An experiment which could destroy the Earth

In late 2007 / early 2008 an experiment is set to begin operation at CERN (European Organization for Nuclear Research) in Switzerland.

The experiment is basically going to recreate the conditions immediately after the Big Bang.

Apparently this experiment has a 1 in 50,000,000 chance of creating an event of cataclysmic proportions which could destroy the Earth or even the Universe. These events include:

Creation of a stable black hole
Creation of strange matter which is more stable than ordinary matter which could, in theory, leadto a chain reaction, at the end of which all the nuclei of all the atoms on Earth have been converted, and Earth has been reduced to a hot cloud of strangelets.
Creation of a false vacuum which could trigger a vacuum metastability event (the ultimate ecological catastrophe apparently, making life as we know it impossible as well as chemistry).

http://en.wikipedia.org/wiki/Large_Hadron_Collider

What are we waiting for? … let’s get started.

Where do I sign up?

They were talking about the same thing when they began a new experiment at Brookhaven a couple of years ago. Unless we’re all dreaming, it didn’t happen.

“The Time Police wouldn’t let that kind of thing happen.” :wink:

I’ve lived with hot clouds of strangelets. It’s not that bad really.

Yeah, this whole place is filled with strangelets, I don’t see what the fuss is about.

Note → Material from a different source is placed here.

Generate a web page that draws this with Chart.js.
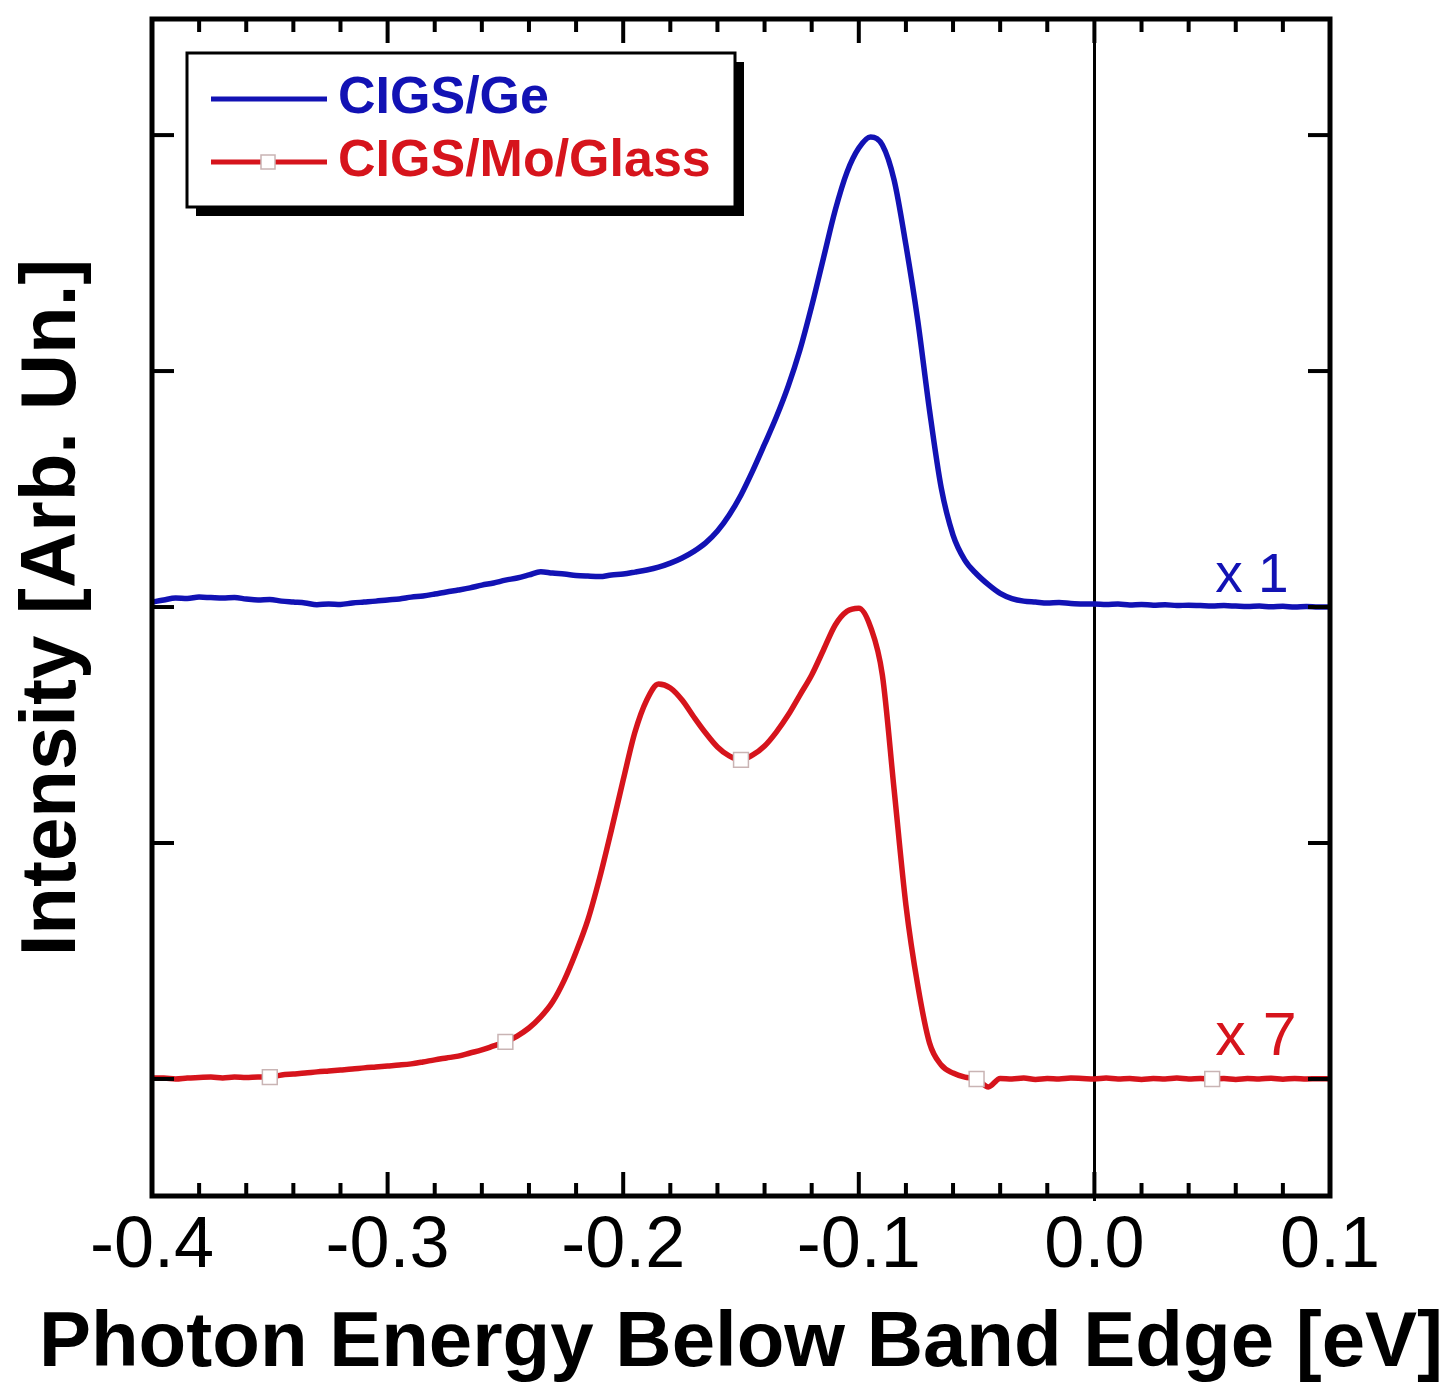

Yeah, when I was younger and playing in bands a lot, I’d attract clouds of hot strangelets. Clouds of them! They’d come to all our shows and stand down front, and sometimes they’d send creepy fan letters with surprising enclosures. It got to be kind of disturbing because even though they were undeniably hot, they were also, um, strange.

What were we talking about again?

Naw, everyone here is so boringly normal and dull its frightening.

There’s a couple of projects coming to fruition in Europe over the next couple of years. Project ATLAS will generate so much data that dp centres are being built around the world to handle it all, including one in Vancouver that will only be able to handle 5%.

There’s a giant laser being built in France that is supposed to recreate the blast effects of nuclear weapons without having to actually set off nuclear weapons. On off-days it will be used to investigate nuclear fusion as a power source. :wink:

djm

So, is there like any greyhound racing involved in any of this? :confused:
I like the dog races.

Don’t they realize that through every incarnation of black hole techonology in any type of sci-fi production that it ALWAYS leads to disaster?

And here I thought CERN was just a fictional plot device in a Dan Brown novel.

Yeah, sure, its so easy to dis CERN. :really:

djm

Umm… it’s not by any chance named “The Armageddon Project” is it? :astonished:

Why don’t people take this seriously?

Because the end of the world is HILARIOUS. Make tragedy more tragic, and it becomes comedy. If the experiement stood the chance of, say, merely making the whole area in a ten-mile radius uninhabitable, that wouldn’t be funny at all. But reducing the entire earth to a hot cloud of strangelets, that’s definitely funny. Besides, did you really read the phrase “hot cloud of strangelets” without at least smiling? Honestly?

Cool, 1:50000000, we must take chances in life.
If things go wrong, will Basel be affected before, say, Jupiter?

“Hot cloud of strangelets”. That is definitely on the list for my future usage. :thumbsup:

I do not think it’s funny.

Call me a stick in the mud if you will.

I agree. I mean, just think about it. he he. Oops. I didn’t mean that. It’s really not funny.